## WHAT IS REQUIRED:
Go through the listing and pick out each line with the word "full" in it.

Begin

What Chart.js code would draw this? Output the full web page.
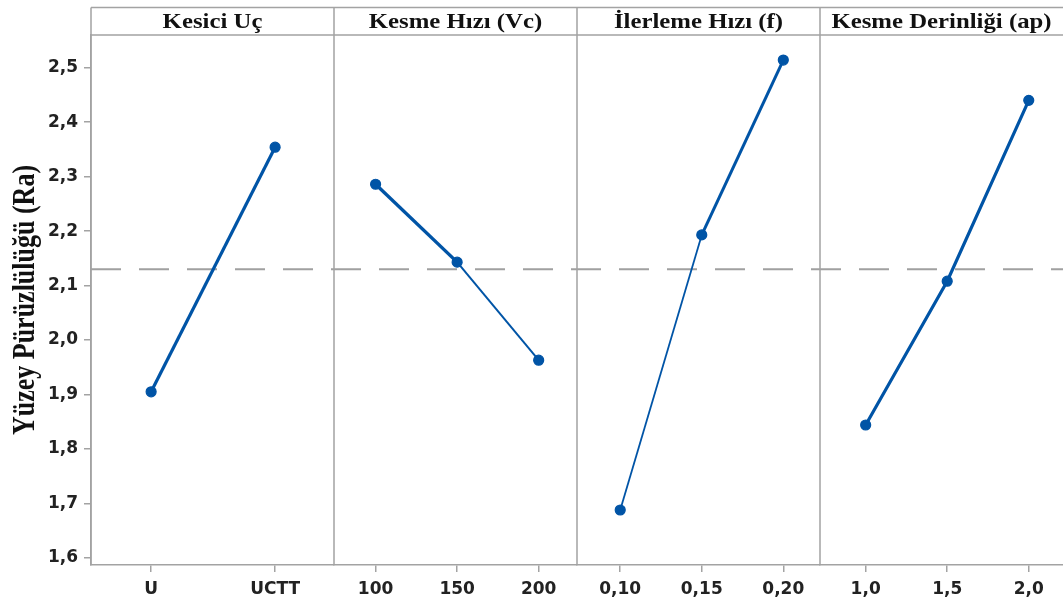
<!DOCTYPE html>
<html>
<head>
<meta charset="utf-8">
<script src="https://cdn.jsdelivr.net/npm/chart.js@4.4.0/dist/chart.umd.min.js"></script>
<style>
html,body{margin:0;padding:0;background:#fff;overflow:hidden;}
#wrap{width:1063px;height:601px;position:relative;}
</style>
</head>
<body>
<div id="wrap"><canvas id="c" width="1063" height="601"></canvas></div>
<script>
// ---- data ----
const panelTitles = ["Kesici Uç", "Kesme Hızı (Vc)", "İlerleme Hızı (f)", "Kesme Derinliği (ap)"];
const kesiciUcLevels = ["U", "UCTT"];
const kesiciUcMeans = [1.905, 2.354];
const kesmeHiziLevels = ["100", "150", "200"];
const kesmeHiziMeans = [2.286, 2.143, 1.963];
const ilerlemeLevels = ["0,10", "0,15", "0,20"];
const ilerlemeMeans = [1.688, 2.193, 2.514];
const derinlikLevels = ["1,0", "1,5", "2,0"];
const derinlikMeans = [1.844, 2.108, 2.440];
const grandMean = 2.130;
const yTickValues = [1.6, 1.7, 1.8, 1.9, 2.0, 2.1, 2.2, 2.3, 2.4, 2.5];
const yAxisTitle = "Yüzey Pürüzlülüğü (Ra)";

// ---- styling ----
const BLUE = "#0054a6";
const FRAME = "#a3a3a3";
const TICK_FONT = { family: "'DejaVu Sans', 'Open Sans', sans-serif", size: 17, weight: "bold" };
const SERIF = "'Liberation Serif', 'DejaVu Serif', serif";
const TEXT_STRETCH = 1.18;
const segmentWidths = [[3.2], [3.4, 2.0], [1.8, 3.0], [3.2, 3.2]];

const panels = [
  { levels: kesiciUcLevels, means: kesiciUcMeans, min: -0.485, max: 1.475 },
  { levels: kesmeHiziLevels, means: kesmeHiziMeans, min: -0.51, max: 2.47 },
  { levels: ilerlemeLevels, means: ilerlemeMeans, min: -0.53, max: 2.45 },
  { levels: derinlikLevels, means: derinlikMeans, min: -0.56, max: 2.42 }
];

const datasets = panels.map((p, i) => ({
  label: panelTitles[i],
  data: p.levels.map((_, j) => ({ x: j, y: p.means[j] })),
  xAxisID: "x" + i,
  yAxisID: "y",
  borderColor: BLUE,
  backgroundColor: BLUE,
  pointBackgroundColor: BLUE,
  pointBorderColor: BLUE,
  pointRadius: 5,
  pointBorderWidth: 1.2,
  borderWidth: 2.6,
  segment: { borderWidth: ctx => segmentWidths[i][ctx.p0DataIndex] },
  tension: 0,
  fill: false
}));

const scales = {
  y: {
    type: "linear",
    position: "left",
    min: 1.587,
    max: 2.56,
    afterBuildTicks: s => { s.ticks = yTickValues.map(v => ({ value: v })); },
    afterFit: s => { s.width = 91; },
    ticks: {
      callback: v => Number(v).toFixed(1).replace(".", ","),
      font: TICK_FONT,
      color: "#222",
      padding: 6
    },
    grid: { drawOnChartArea: false, drawTicks: true, tickLength: 7, color: FRAME, lineWidth: 1.5 },
    border: { display: true, color: FRAME, width: 1.5 },
    title: { display: false }
  }
};
panels.forEach((p, i) => {
  scales["x" + i] = {
    type: "linear",
    axis: "x",
    position: "bottom",
    stack: "panels",
    stackWeight: 1,
    min: p.min,
    max: p.max,
    afterBuildTicks: s => { s.ticks = p.levels.map((_, j) => ({ value: j })); },
    afterFit: s => { s.height = 36; s.paddingLeft = 0; s.paddingRight = 0; },
    ticks: {
      callback: v => p.levels[Math.round(v)],
      autoSkip: false,
      maxRotation: 0,
      font: TICK_FONT,
      color: "#222",
      padding: 7
    },
    grid: { drawOnChartArea: false, drawTicks: true, tickLength: 7, color: FRAME, lineWidth: 1.5 },
    border: { display: true, color: FRAME, width: 1.5 }
  };
});

const panelFrame = {
  id: "panelFrame",
  beforeDatasetsDraw(chart) {
    const ctx = chart.ctx, a = chart.chartArea;
    const y = chart.scales.y.getPixelForValue(grandMean);
    ctx.save();
    ctx.setLineDash([30, 18]);
    ctx.lineDashOffset = 0;
    ctx.strokeStyle = "#a0a0a0";
    ctx.lineWidth = 2;
    ctx.beginPath();
    ctx.moveTo(a.left, y);
    ctx.lineTo(a.right, y);
    ctx.stroke();
    ctx.restore();
  },
  afterDraw(chart) {
    const ctx = chart.ctx, a = chart.chartArea;
    const headerTop = 7.5;
    ctx.save();
    ctx.strokeStyle = FRAME;
    ctx.lineWidth = 1.5;
    ctx.beginPath();
    ctx.moveTo(a.left, headerTop); ctx.lineTo(a.right, headerTop);
    ctx.moveTo(a.left, a.top); ctx.lineTo(a.right, a.top);
    panels.forEach((p, i) => {
      const s = chart.scales["x" + i];
      ctx.moveTo(s.left, headerTop); ctx.lineTo(s.left, a.bottom);
      if (s.right < chart.width - 2) {
        ctx.moveTo(s.right, headerTop); ctx.lineTo(s.right, a.bottom);
      }
    });
    ctx.stroke();
    // panel headers
    ctx.fillStyle = "#111";
    ctx.font = "bold 21px " + SERIF;
    ctx.textAlign = "center";
    ctx.textBaseline = "alphabetic";
    panels.forEach((p, i) => {
      const s = chart.scales["x" + i];
      ctx.save();
      ctx.translate((s.left + s.right) / 2, 28);
      ctx.scale(TEXT_STRETCH, 1);
      ctx.fillText(panelTitles[i], 0, 0);
      ctx.restore();
    });
    // y axis title
    const yScale = chart.scales.y;
    ctx.save();
    ctx.translate(26, (yScale.top + yScale.bottom) / 2);
    ctx.rotate(-Math.PI / 2);
    ctx.scale(1, TEXT_STRETCH);
    ctx.font = "bold 26px " + SERIF;
    ctx.textAlign = "center";
    ctx.textBaseline = "middle";
    ctx.fillText(yAxisTitle, 0, 0);
    ctx.restore();
    ctx.restore();
  }
};

new Chart(document.getElementById("c"), {
  type: "line",
  data: { datasets },
  options: {
    responsive: false,
    animation: false,
    devicePixelRatio: 1,
    layout: { autoPadding: false, padding: { top: 35, left: 0, right: -1, bottom: 0 } },
    plugins: { legend: { display: false }, tooltip: { enabled: false }, title: { display: false } },
    scales
  },
  plugins: [panelFrame]
});
</script>
</body>
</html>
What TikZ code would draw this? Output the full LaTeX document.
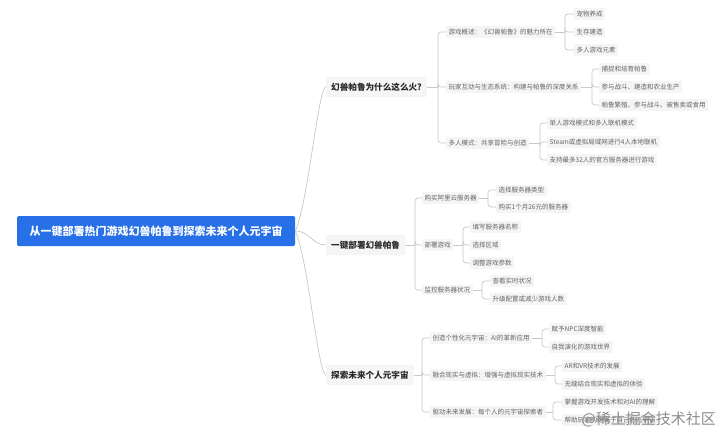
\documentclass[tikz,border=0pt]{standalone}
\usepackage{fontspec}
\setmainfont{Noto Sans CJK SC}
\definecolor{rootblue}{RGB}{40,112,232}
\definecolor{linegray}{RGB}{200,200,200}
\definecolor{boxgray}{RGB}{245,245,245}
\definecolor{leaftext}{RGB}{100,100,100}
\definecolor{l1text}{RGB}{40,40,40}
\begin{document}
\begin{tikzpicture}[x=1pt,y=-1pt,
  rootbox/.style={fill=rootblue,rounded corners=1.5pt,text=white,font=\fontsize{11}{13}\selectfont\bfseries,minimum width=278pt,minimum height=30pt,inner sep=0pt},
  lonebox/.style={fill=boxgray,rounded corners=1pt,text=l1text,font=\fontsize{8.6}{10}\selectfont\bfseries,inner xsep=5pt,inner ysep=6pt,anchor=west},
  leafbox/.style={fill=boxgray,text=leaftext,font=\fontsize{6.5}{8}\selectfont,inner xsep=2.5pt,inner ysep=2.5pt,anchor=west},
  conn/.style={draw=linegray,line width=0.7pt},
  brk/.style={draw=linegray,line width=0.7pt,rounded corners=3pt}]
\useasboundingbox (0,0) rectangle (720,436);
\fill[white] (0,0) rectangle (720,436);

% root
\node[rootbox] (root) at (156,231) {从一键部署热门游戏幻兽帕鲁到探索未来个人元宇宙};

% level 1
\node[lonebox] (A) at (326,87) {幻兽帕鲁为什么这么火?};
\node[lonebox] (B) at (326,245) {一键部署幻兽帕鲁};
\node[lonebox] (C) at (326,375) {探索未来个人元宇宙};

\draw[conn] (root.east) .. controls (308,205) and (318,87) .. (A.west);
\draw[conn] (root.east) .. controls (310,231) and (312,245) .. (B.west);
\draw[conn] (root.east) .. controls (308,258) and (318,375) .. (C.west);

% group A
\node[leafbox] (A1) at (446,32) {游戏概述：《幻兽帕鲁》的魅力所在};
\node[leafbox] (A2) at (446,87) {玩家互动与生态系统：构建与帕鲁的深度关系};
\node[leafbox] (A3) at (446,143) {多人模式：共享冒险与创造};
\coordinate (As) at (438,87);
\draw[conn] (A.east) -- (As);
\foreach \c in {A1,A2,A3} \draw[brk] (As) |- (\c.west);

\node[leafbox] (A11) at (574,14) {宠物养成};
\node[leafbox] (A12) at (574,32) {生存建造};
\node[leafbox] (A13) at (574,50) {多人游戏元素};
\coordinate (A1s) at (565,32);
\draw[conn] (A1.east) -- (A1s);
\foreach \c in {A11,A12,A13} \draw[brk] (A1s) |- (\c.west);

\node[leafbox] (A21) at (599,69) {捕捉和培育帕鲁};
\node[leafbox] (A22) at (599,87) {参与战斗、建造和农业生产};
\node[leafbox] (A23) at (599,105) {帕鲁繁殖、参与战斗、被售卖或食用};
\coordinate (A2s) at (592,87);
\draw[conn] (A2.east) -- (A2s);
\foreach \c in {A21,A22,A23} \draw[brk] (A2s) |- (\c.west);

\node[leafbox] (A31) at (547,123) {单人游戏模式和多人联机模式};
\node[leafbox] (A32) at (547,142) {Steam或虚拟局域网进行4人本地联机};
\node[leafbox] (A33) at (547,160) {支持最多32人的官方服务器进行游戏};
\coordinate (A3s) at (540,143);
\draw[conn] (A3.east) -- (A3s);
\foreach \c in {A31,A32,A33} \draw[brk] (A3s) |- (\c.west);

% group B
\node[leafbox] (B1) at (422,198) {购买阿里云服务器};
\node[leafbox] (B2) at (422,245) {部署游戏};
\node[leafbox] (B3) at (422,290) {监控服务器状况};
\coordinate (Bs) at (415,245);
\draw[conn] (B.east) -- (Bs);
\foreach \c in {B1,B2,B3} \draw[brk] (Bs) |- (\c.west);

\node[leafbox] (B11) at (496,190) {选择服务器类型};
\node[leafbox] (B12) at (496,207) {购买1个月26元的服务器};
\coordinate (B1s) at (488,198);
\draw[conn] (B1.east) -- (B1s);
\foreach \c in {B11,B12} \draw[brk] (B1s) |- (\c.west);

\node[leafbox] (B21) at (470,227) {填写服务器名称};
\node[leafbox] (B22) at (470,245) {选择区域};
\node[leafbox] (B23) at (470,263) {调整游戏参数};
\coordinate (B2s) at (463,245);
\draw[conn] (B2.east) -- (B2s);
\foreach \c in {B21,B22,B23} \draw[brk] (B2s) |- (\c.west);

\node[leafbox] (B31) at (490,281) {查看实时状况};
\node[leafbox] (B32) at (490,299) {升级配置或减少游戏人数};
\coordinate (B3s) at (482,290);
\draw[conn] (B3.east) -- (B3s);
\foreach \c in {B31,B32} \draw[brk] (B3s) |- (\c.west);

% group C
\node[leafbox] (C1) at (430,338) {创造个性化元宇宙：AI的革新应用};
\node[leafbox] (C2) at (430,375) {融合现实与虚拟：增强与虚拟现实技术};
\node[leafbox] (C3) at (430,412) {驱动未来发展：每个人的元宇宙探索者};
\coordinate (Cs) at (422,375);
\draw[conn] (C.east) -- (Cs);
\foreach \c in {C1,C2,C3} \draw[brk] (Cs) |- (\c.west);

\node[leafbox] (C11) at (549,329) {赋予NPC深度智能};
\node[leafbox] (C12) at (549,347) {自我演化的游戏世界};
\coordinate (C1s) at (542,338);
\draw[conn] (C1.east) -- (C1s);
\foreach \c in {C11,C12} \draw[brk] (C1s) |- (\c.west);

\node[leafbox] (C21) at (562,366) {AR和VR技术的发展};
\node[leafbox] (C22) at (562,384) {无缝结合现实和虚拟的体验};
\coordinate (C2s) at (555,375);
\draw[conn] (C2.east) -- (C2s);
\foreach \c in {C21,C22} \draw[brk] (C2s) |- (\c.west);

\node[leafbox] (C31) at (562,402) {掌握游戏开发技术和对AI的理解};
\node[leafbox] (C32) at (562,420) {帮助玩家构建属于自己的元宇宙};
\coordinate (C3s) at (553,412);
\draw[conn] (C3.east) -- (C3s);
\foreach \c in {C31,C32} \draw[brk] (C3s) |- (\c.west);

% watermark
\node[text=black!45,font=\fontsize{15}{17}\selectfont,anchor=east,inner sep=0pt] (wm) at (716,419) {@稀土掘金技术社区};
\end{tikzpicture}
\end{document}
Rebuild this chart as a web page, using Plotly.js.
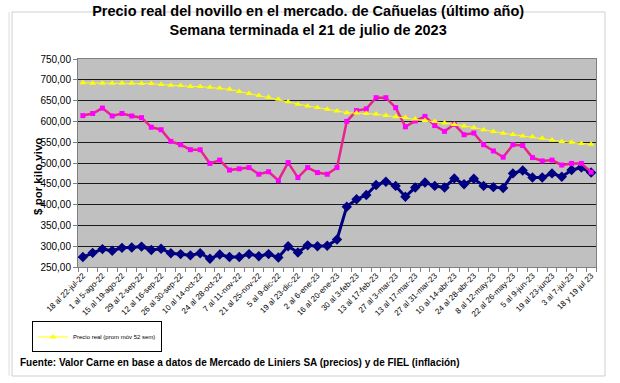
<!DOCTYPE html>
<html>
<head>
<meta charset="utf-8">
<script src="https://cdn.plot.ly/plotly-3.0.1.min.js"></script>
<style>
  html, body { margin: 0; padding: 0; background: #ffffff; }
  #chart { width: 620px; height: 383px; }
</style>
</head>
<body>
<div id="chart"></div>
<script>
// Tick labels (every other week)
const tickLabels = [
  '18 al 22-jul-22','1 al 5-ago-22','15 al 19-ago-22','29 al 2-sep-22','12 al 16-sep-22',
  '26 al 30-sep-22','10 al 14-oct-22','24 al 28-oct-22','7 al 11-nov-22','21 al 25-nov-22',
  '5 al 9-dic-22','19 al 23-dic-22','2 al 6-ene-23','16 al 20-ene-23','30 al 3-feb-23',
  '13 al 17-feb-23','27 al 3-mar-23','13 al 17-mar-23','27 al 31-mar-23','10 al 14-abr-23',
  '24 al 28-abr-23','8 al 12-may-23','22 al 26-may-23','5 al 9-jun-23','19 al 23-jun23',
  '3 al 7-jul-23','18 y 19 jul 23'
];

// Precio nominal ($/kg vivo)
const precioNominal = [
  274, 284, 293, 289, 296, 297, 299, 291, 294, 283,
  281, 278, 283, 270, 280, 274, 274, 281, 276, 281,
  273, 300, 285, 302, 300, 301, 316, 395, 413, 423,
  447, 455, 445, 419, 441, 453, 445, 441, 463, 449,
  462, 445, 442, 440, 475, 482, 465, 465, 475, 467,
  483, 489, 477
];

// Precio real ($/kg vivo, julio 2023)
const precioReal = [
  614, 619, 632, 613, 619, 613, 609, 586, 580, 552,
  544, 532, 532, 499, 507, 483, 486, 489, 473, 479,
  458, 501, 465, 489, 477, 473, 489, 600, 626, 630,
  657, 657, 633, 587, 601, 612, 590, 576, 593, 568,
  572, 544, 529, 514, 544, 542, 513, 505, 507, 495,
  499, 499, 478
];

// Precio real (promedio movil 52 semanas)
const precioRealProm = [
  693, 692, 691.5, 691.5, 691.5, 691.5, 691, 691, 689, 687,
  686, 684, 684, 682, 680, 677, 672, 667, 662, 658,
  653, 647, 641.5, 637, 633.5, 629.5, 625, 621, 620, 619,
  617.5, 614, 611, 609.5, 605.5, 602, 600, 596, 592.5, 589,
  585.5, 580, 575.5, 571.5, 568.5, 565, 563, 559.5, 555.5, 551.5,
  550, 547, 545
];

const weeks = precioReal.map((_, i) => i);
const tickVals = tickLabels.map((_, i) => i * 2);

const FONT = 'Liberation Sans, Arial, Helvetica, sans-serif';

const traces = [
  {
    x: weeks, y: precioNominal, type: 'scatter', mode: 'lines+markers',
    name: 'Precio nominal', showlegend: false,
    line: { color: '#000080', width: 3 },
    marker: { symbol: 'diamond', size: 8, color: '#000080' }
  },
  {
    x: weeks, y: precioReal, type: 'scatter', mode: 'lines+markers',
    name: 'Precio real', showlegend: false,
    line: { color: '#E8248C', width: 2.5 },
    marker: { symbol: 'square', size: 5, color: '#FF00FF' }
  },
  {
    x: weeks, y: precioRealProm, type: 'scatter', mode: 'lines+markers',
    name: 'Precio real (prom móv 52 sem)', showlegend: true,
    line: { color: '#FFFF00', width: 1 },
    marker: { symbol: 'triangle-up', size: 6, color: '#FFFF00' }
  }
];

const layout = {
  width: 620, height: 383,
  margin: { l: 78, r: 24, t: 59, b: 116, autoexpand: false },
  paper_bgcolor: '#ffffff',
  plot_bgcolor: '#C0C0C0',
  separators: ',.',
  font: { family: FONT, color: '#000000' },
  title: {
    text: '<b>Precio real del novillo en el mercado. de Cañuelas (último año)<br>Semana terminada el 21 de julio de 2023</b>',
    font: { family: FONT, size: 14.5, color: '#000000' },
    x: 0.497, xref: 'container', xanchor: 'center',
    y: 1 - 16 / 383, yref: 'container', yanchor: 'top'
  },
  xaxis: {
    range: [-0.5, weeks.length - 0.5],
    tickmode: 'array', tickvals: tickVals, ticktext: tickLabels,
    tickangle: -45, ticks: '',
    tickfont: { family: FONT, size: 8, color: '#000000' },
    minor: { tickmode: 'linear', tick0: -0.5, dtick: 1, ticks: 'outside', ticklen: 4, tickcolor: '#808080', showgrid: false },
    showgrid: false, zeroline: false,
    showline: true, linecolor: '#808080', linewidth: 1, mirror: true
  },
  yaxis: {
    range: [250, 750], dtick: 50, tick0: 250,
    tickformat: '.2f',
    tickfont: { family: FONT, size: 10, color: '#000000' },
    ticks: 'outside', ticklen: 4, tickcolor: '#808080',
    showgrid: true, gridcolor: '#1a1a1a', gridwidth: 1,
    zeroline: false,
    showline: true, linecolor: '#808080', linewidth: 1, mirror: true
  },
  legend: {
    x: -0.0888, y: -0.262, xanchor: 'left', yanchor: 'top',
    bgcolor: '#ffffff', bordercolor: '#000000', borderwidth: 1,
    font: { family: FONT, size: 6, color: '#000000' },
    itemwidth: 30
  },
  annotations: [
    {
      text: '<b>$ por kilo vivo</b>', textangle: -90,
      xref: 'paper', yref: 'paper', x: -0.0772, y: 0.433,
      xanchor: 'center', yanchor: 'middle', showarrow: false,
      font: { family: FONT, size: 11.5, color: '#000000' }
    },
    {
      text: '<b>Fuente: Valor Carne en base a datos de Mercado de Liniers SA (precios) y de FIEL (inflación)</b>',
      xref: 'paper', yref: 'paper', x: -0.1158, y: -0.457,
      xanchor: 'left', yanchor: 'middle', showarrow: false,
      font: { family: FONT, size: 10, color: '#000000' }
    }
  ],
  shapes: [
    {
      type: 'rect', xref: 'paper', yref: 'paper',
      x0: -0.1274, x1: 1.0174, y0: -0.524, y1: 1.226,
      line: { color: '#cfcfcf', width: 1 }, layer: 'below'
    },
    {
      type: 'line', xref: 'paper', yref: 'paper',
      x0: -0.133, x1: -0.133, y0: -0.524, y1: 1.226,
      line: { color: '#dddddd', width: 1 }, layer: 'below'
    }
  ]
};

Plotly.newPlot('chart', traces, layout, { displayModeBar: false, staticPlot: true });
</script>
</body>
</html>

End

## ANSWER TO THE TASK:
What Chart.js code would draw this? Output the full web page.
What TikZ code would draw this? Output the full LaTeX document.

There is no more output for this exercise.